Input data start
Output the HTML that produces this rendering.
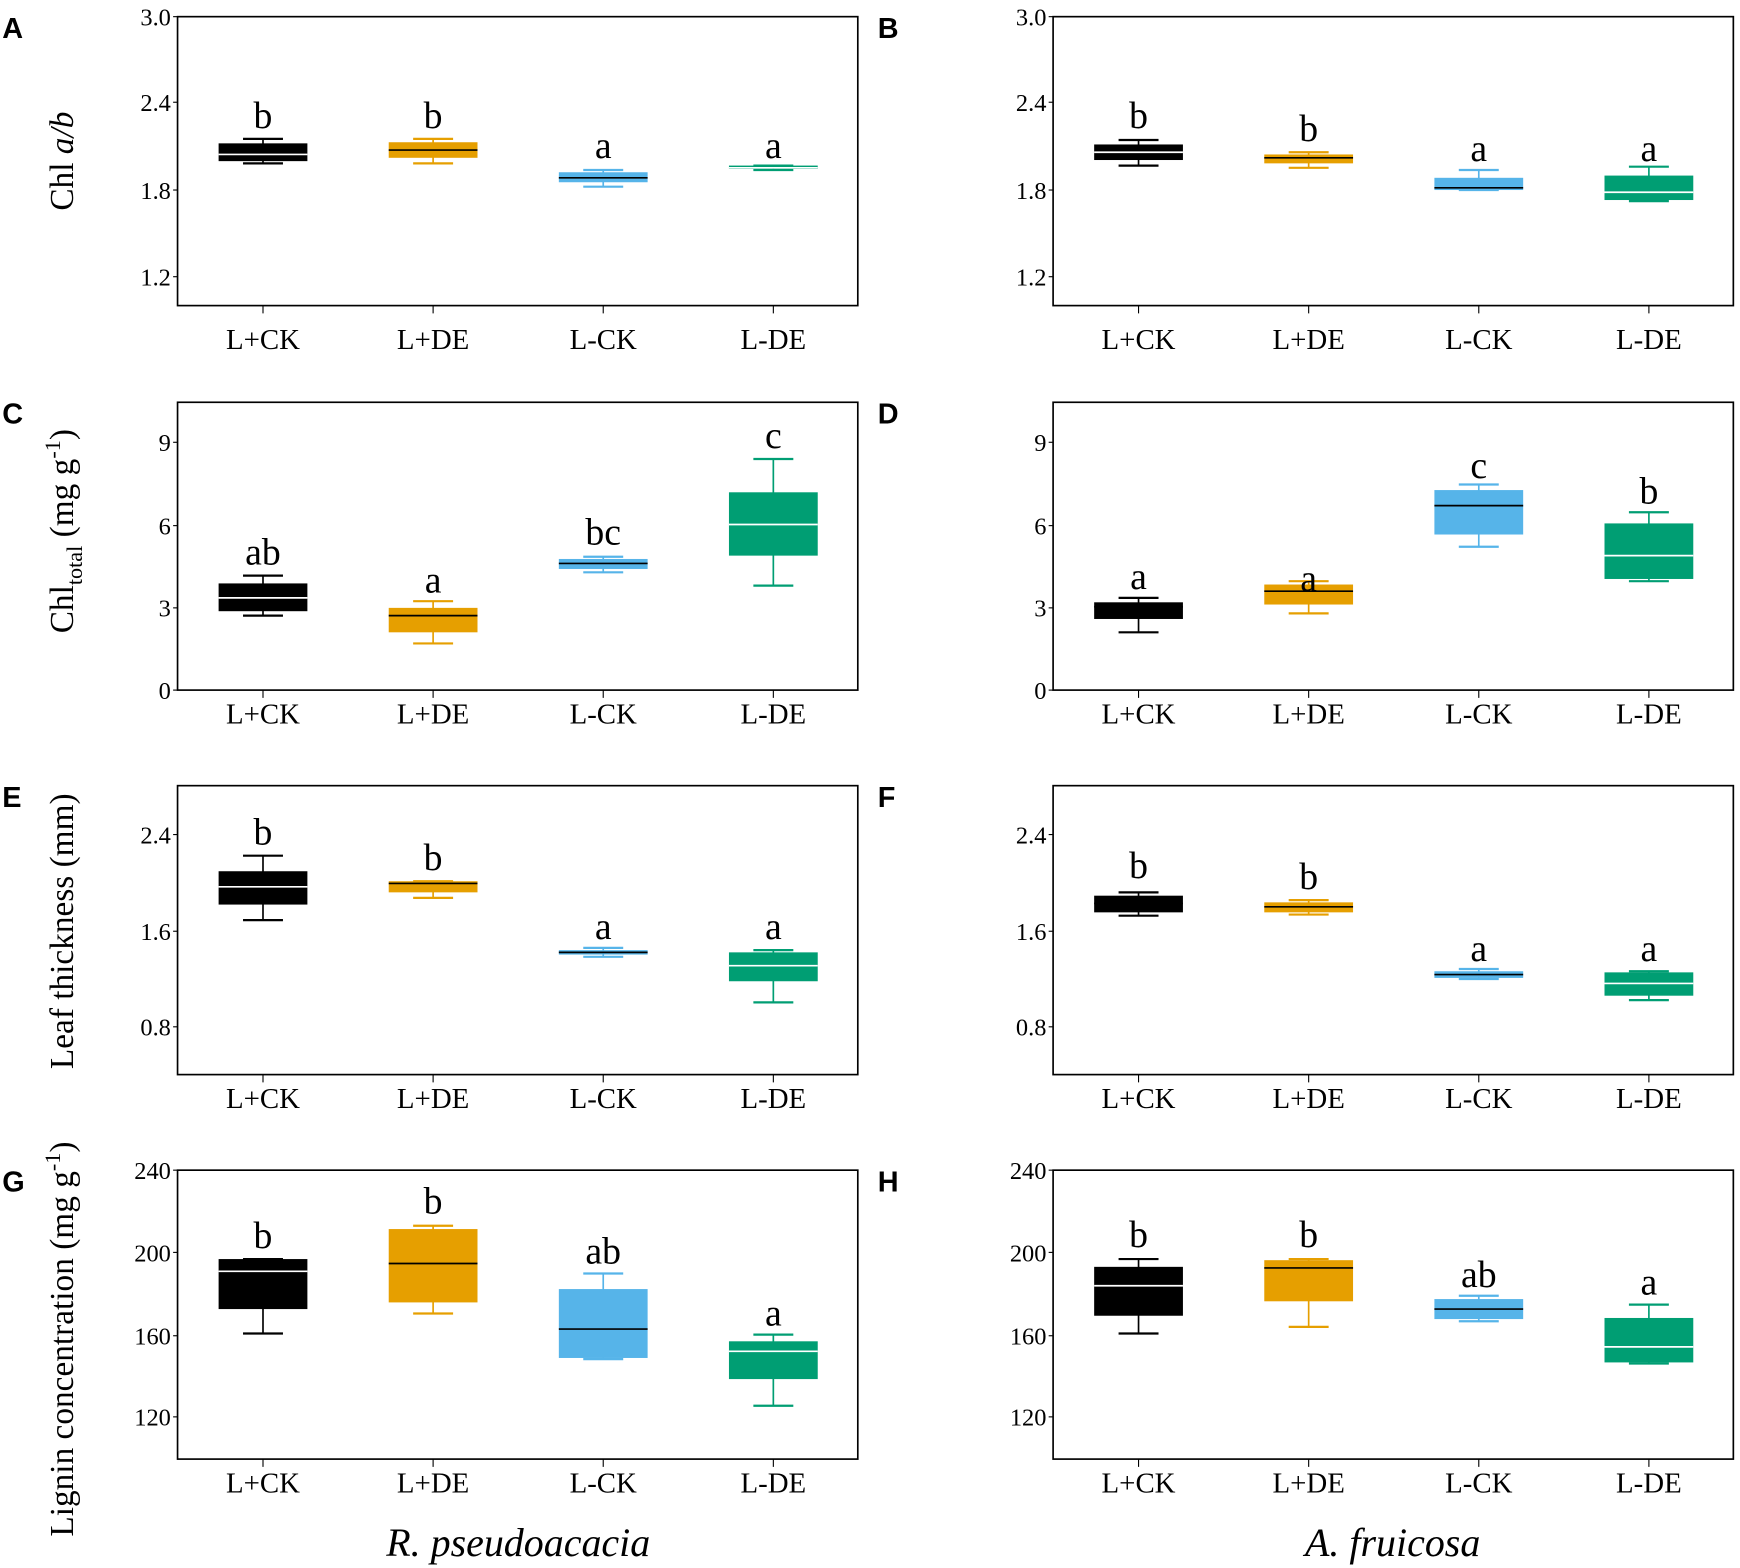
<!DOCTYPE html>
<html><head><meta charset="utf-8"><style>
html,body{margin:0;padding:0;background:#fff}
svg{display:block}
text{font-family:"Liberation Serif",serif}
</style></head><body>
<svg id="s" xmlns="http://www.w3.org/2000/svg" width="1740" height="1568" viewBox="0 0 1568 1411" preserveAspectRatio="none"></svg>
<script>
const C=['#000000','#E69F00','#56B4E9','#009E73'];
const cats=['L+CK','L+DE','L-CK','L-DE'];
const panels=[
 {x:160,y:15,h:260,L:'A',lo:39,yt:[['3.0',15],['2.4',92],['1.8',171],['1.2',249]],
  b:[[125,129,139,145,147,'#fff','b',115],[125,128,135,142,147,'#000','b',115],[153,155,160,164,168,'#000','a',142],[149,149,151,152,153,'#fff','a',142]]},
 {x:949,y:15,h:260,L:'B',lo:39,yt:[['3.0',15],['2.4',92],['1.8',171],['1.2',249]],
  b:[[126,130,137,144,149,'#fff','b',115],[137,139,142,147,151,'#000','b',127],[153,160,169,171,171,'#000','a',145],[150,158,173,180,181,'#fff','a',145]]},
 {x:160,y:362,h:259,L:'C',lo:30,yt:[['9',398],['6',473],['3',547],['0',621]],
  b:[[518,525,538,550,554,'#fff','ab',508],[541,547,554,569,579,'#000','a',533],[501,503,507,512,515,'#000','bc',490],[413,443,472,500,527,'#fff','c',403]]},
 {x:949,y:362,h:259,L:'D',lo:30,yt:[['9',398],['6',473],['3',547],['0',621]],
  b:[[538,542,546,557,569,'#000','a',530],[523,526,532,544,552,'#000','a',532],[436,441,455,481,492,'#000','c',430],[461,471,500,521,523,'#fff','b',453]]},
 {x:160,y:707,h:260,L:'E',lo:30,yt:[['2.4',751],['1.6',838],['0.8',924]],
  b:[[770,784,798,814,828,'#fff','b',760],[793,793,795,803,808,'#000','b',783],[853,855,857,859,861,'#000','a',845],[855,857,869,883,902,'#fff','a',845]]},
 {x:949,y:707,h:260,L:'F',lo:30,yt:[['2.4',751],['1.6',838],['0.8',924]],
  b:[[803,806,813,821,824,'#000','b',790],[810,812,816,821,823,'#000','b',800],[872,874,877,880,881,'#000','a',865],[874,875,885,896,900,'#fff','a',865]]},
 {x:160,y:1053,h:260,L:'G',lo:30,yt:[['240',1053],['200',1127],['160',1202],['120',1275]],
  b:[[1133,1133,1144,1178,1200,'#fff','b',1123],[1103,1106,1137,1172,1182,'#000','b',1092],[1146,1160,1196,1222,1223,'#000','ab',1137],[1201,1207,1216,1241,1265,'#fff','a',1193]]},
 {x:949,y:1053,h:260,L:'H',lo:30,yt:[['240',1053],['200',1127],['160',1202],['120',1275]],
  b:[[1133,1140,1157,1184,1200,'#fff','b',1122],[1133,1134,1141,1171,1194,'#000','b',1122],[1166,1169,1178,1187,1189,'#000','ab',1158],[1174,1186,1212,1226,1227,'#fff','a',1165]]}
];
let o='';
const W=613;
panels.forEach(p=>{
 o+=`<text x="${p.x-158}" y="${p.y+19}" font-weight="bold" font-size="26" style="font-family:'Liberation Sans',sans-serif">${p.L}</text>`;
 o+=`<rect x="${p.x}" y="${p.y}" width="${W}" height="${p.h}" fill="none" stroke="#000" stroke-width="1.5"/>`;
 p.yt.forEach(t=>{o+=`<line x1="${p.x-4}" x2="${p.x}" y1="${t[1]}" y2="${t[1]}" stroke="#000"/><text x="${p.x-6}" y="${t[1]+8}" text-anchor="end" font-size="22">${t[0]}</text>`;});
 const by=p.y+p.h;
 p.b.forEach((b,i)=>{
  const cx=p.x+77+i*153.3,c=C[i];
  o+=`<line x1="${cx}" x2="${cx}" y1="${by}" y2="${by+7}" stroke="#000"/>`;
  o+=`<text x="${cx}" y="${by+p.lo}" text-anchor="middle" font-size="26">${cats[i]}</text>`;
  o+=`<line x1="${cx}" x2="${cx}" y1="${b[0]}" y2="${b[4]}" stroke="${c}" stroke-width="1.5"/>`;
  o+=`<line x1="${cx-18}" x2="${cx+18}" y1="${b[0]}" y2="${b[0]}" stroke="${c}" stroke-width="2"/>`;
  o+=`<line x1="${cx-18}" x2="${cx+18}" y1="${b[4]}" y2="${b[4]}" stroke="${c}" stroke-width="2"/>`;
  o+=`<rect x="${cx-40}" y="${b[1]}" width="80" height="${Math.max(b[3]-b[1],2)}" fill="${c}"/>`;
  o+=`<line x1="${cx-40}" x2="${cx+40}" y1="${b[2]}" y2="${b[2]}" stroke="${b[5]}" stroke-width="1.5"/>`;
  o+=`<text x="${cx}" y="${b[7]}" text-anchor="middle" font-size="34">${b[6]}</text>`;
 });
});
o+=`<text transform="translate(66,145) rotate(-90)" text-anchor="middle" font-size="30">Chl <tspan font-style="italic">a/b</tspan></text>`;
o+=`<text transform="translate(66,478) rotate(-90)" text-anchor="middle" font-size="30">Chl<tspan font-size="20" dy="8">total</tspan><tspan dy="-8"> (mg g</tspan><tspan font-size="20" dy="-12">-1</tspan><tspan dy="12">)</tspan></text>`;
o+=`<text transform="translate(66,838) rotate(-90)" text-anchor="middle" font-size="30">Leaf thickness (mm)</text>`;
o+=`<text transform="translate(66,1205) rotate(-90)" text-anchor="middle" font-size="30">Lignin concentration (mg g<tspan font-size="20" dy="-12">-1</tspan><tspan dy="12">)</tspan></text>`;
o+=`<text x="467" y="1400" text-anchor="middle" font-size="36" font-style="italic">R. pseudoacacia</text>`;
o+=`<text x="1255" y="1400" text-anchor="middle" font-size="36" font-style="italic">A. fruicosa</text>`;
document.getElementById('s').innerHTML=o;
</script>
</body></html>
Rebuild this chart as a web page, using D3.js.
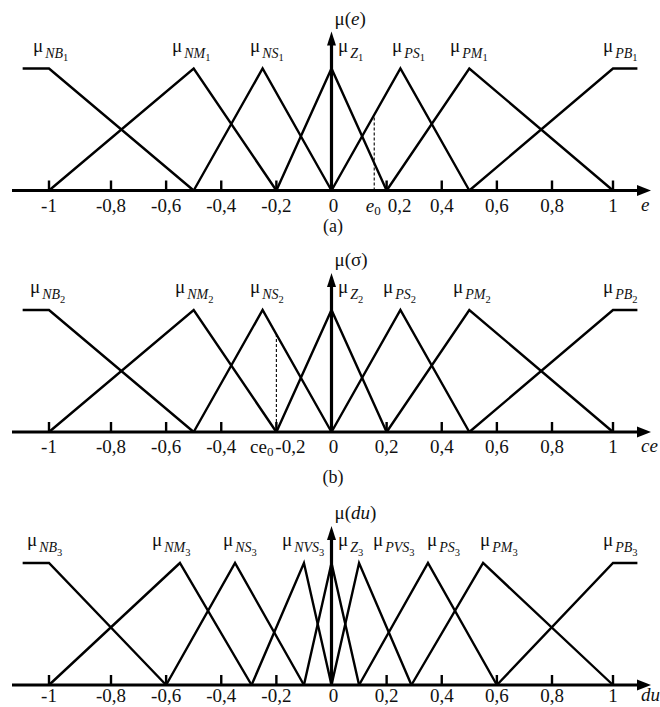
Input data end
Exercise description —
Repeat each entry exactly as given; no pictures belong in the copy.

Solution to the exercise —
Output the HTML that produces this rendering.
<!DOCTYPE html>
<html><head><meta charset="utf-8"><style>
html,body{margin:0;padding:0;background:#fff}
svg{display:block}
text{font-family:"Liberation Serif",serif}
</style></head><body>
<svg id="s" xmlns="http://www.w3.org/2000/svg" width="1740" height="1568" viewBox="0 0 1568 1411" preserveAspectRatio="none"></svg>
<script>
const C=['#000000','#E69F00','#56B4E9','#009E73'];
const cats=['L+CK','L+DE','L-CK','L-DE'];
const panels=[
 {x:160,y:15,h:260,L:'A',lo:39,yt:[['3.0',15],['2.4',92],['1.8',171],['1.2',249]],
  b:[[125,129,139,145,147,'#fff','b',115],[125,128,135,142,147,'#000','b',115],[153,155,160,164,168,'#000','a',142],[149,149,151,152,153,'#fff','a',142]]},
 {x:949,y:15,h:260,L:'B',lo:39,yt:[['3.0',15],['2.4',92],['1.8',171],['1.2',249]],
  b:[[126,130,137,144,149,'#fff','b',115],[137,139,142,147,151,'#000','b',127],[153,160,169,171,171,'#000','a',145],[150,158,173,180,181,'#fff','a',145]]},
 {x:160,y:362,h:259,L:'C',lo:30,yt:[['9',398],['6',473],['3',547],['0',621]],
  b:[[518,525,538,550,554,'#fff','ab',508],[541,547,554,569,579,'#000','a',533],[501,503,507,512,515,'#000','bc',490],[413,443,472,500,527,'#fff','c',403]]},
 {x:949,y:362,h:259,L:'D',lo:30,yt:[['9',398],['6',473],['3',547],['0',621]],
  b:[[538,542,546,557,569,'#000','a',530],[523,526,532,544,552,'#000','a',532],[436,441,455,481,492,'#000','c',430],[461,471,500,521,523,'#fff','b',453]]},
 {x:160,y:707,h:260,L:'E',lo:30,yt:[['2.4',751],['1.6',838],['0.8',924]],
  b:[[770,784,798,814,828,'#fff','b',760],[793,793,795,803,808,'#000','b',783],[853,855,857,859,861,'#000','a',845],[855,857,869,883,902,'#fff','a',845]]},
 {x:949,y:707,h:260,L:'F',lo:30,yt:[['2.4',751],['1.6',838],['0.8',924]],
  b:[[803,806,813,821,824,'#000','b',790],[810,812,816,821,823,'#000','b',800],[872,874,877,880,881,'#000','a',865],[874,875,885,896,900,'#fff','a',865]]},
 {x:160,y:1053,h:260,L:'G',lo:30,yt:[['240',1053],['200',1127],['160',1202],['120',1275]],
  b:[[1133,1133,1144,1178,1200,'#fff','b',1123],[1103,1106,1137,1172,1182,'#000','b',1092],[1146,1160,1196,1222,1223,'#000','ab',1137],[1201,1207,1216,1241,1265,'#fff','a',1193]]},
 {x:949,y:1053,h:260,L:'H',lo:30,yt:[['240',1053],['200',1127],['160',1202],['120',1275]],
  b:[[1133,1140,1157,1184,1200,'#fff','b',1122],[1133,1134,1141,1171,1194,'#000','b',1122],[1166,1169,1178,1187,1189,'#000','ab',1158],[1174,1186,1212,1226,1227,'#fff','a',1165]]}
];
let o='';
const W=613;
panels.forEach(p=>{
 o+=`<text x="${p.x-158}" y="${p.y+19}" font-weight="bold" font-size="26" style="font-family:'Liberation Sans',sans-serif">${p.L}</text>`;
 o+=`<rect x="${p.x}" y="${p.y}" width="${W}" height="${p.h}" fill="none" stroke="#000" stroke-width="1.5"/>`;
 p.yt.forEach(t=>{o+=`<line x1="${p.x-4}" x2="${p.x}" y1="${t[1]}" y2="${t[1]}" stroke="#000"/><text x="${p.x-6}" y="${t[1]+8}" text-anchor="end" font-size="22">${t[0]}</text>`;});
 const by=p.y+p.h;
 p.b.forEach((b,i)=>{
  const cx=p.x+77+i*153.3,c=C[i];
  o+=`<line x1="${cx}" x2="${cx}" y1="${by}" y2="${by+7}" stroke="#000"/>`;
  o+=`<text x="${cx}" y="${by+p.lo}" text-anchor="middle" font-size="26">${cats[i]}</text>`;
  o+=`<line x1="${cx}" x2="${cx}" y1="${b[0]}" y2="${b[4]}" stroke="${c}" stroke-width="1.5"/>`;
  o+=`<line x1="${cx-18}" x2="${cx+18}" y1="${b[0]}" y2="${b[0]}" stroke="${c}" stroke-width="2"/>`;
  o+=`<line x1="${cx-18}" x2="${cx+18}" y1="${b[4]}" y2="${b[4]}" stroke="${c}" stroke-width="2"/>`;
  o+=`<rect x="${cx-40}" y="${b[1]}" width="80" height="${Math.max(b[3]-b[1],2)}" fill="${c}"/>`;
  o+=`<line x1="${cx-40}" x2="${cx+40}" y1="${b[2]}" y2="${b[2]}" stroke="${b[5]}" stroke-width="1.5"/>`;
  o+=`<text x="${cx}" y="${b[7]}" text-anchor="middle" font-size="34">${b[6]}</text>`;
 });
});
o+=`<text transform="translate(66,145) rotate(-90)" text-anchor="middle" font-size="30">Chl <tspan font-style="italic">a/b</tspan></text>`;
o+=`<text transform="translate(66,478) rotate(-90)" text-anchor="middle" font-size="30">Chl<tspan font-size="20" dy="8">total</tspan><tspan dy="-8"> (mg g</tspan><tspan font-size="20" dy="-12">-1</tspan><tspan dy="12">)</tspan></text>`;
o+=`<text transform="translate(66,838) rotate(-90)" text-anchor="middle" font-size="30">Leaf thickness (mm)</text>`;
o+=`<text transform="translate(66,1205) rotate(-90)" text-anchor="middle" font-size="30">Lignin concentration (mg g<tspan font-size="20" dy="-12">-1</tspan><tspan dy="12">)</tspan></text>`;
o+=`<text x="467" y="1400" text-anchor="middle" font-size="36" font-style="italic">R. pseudoacacia</text>`;
o+=`<text x="1255" y="1400" text-anchor="middle" font-size="36" font-style="italic">A. fruicosa</text>`;
document.getElementById('s').innerHTML=o;
</script>
</body></html>
Rebuild this chart as a web page, using D3.js.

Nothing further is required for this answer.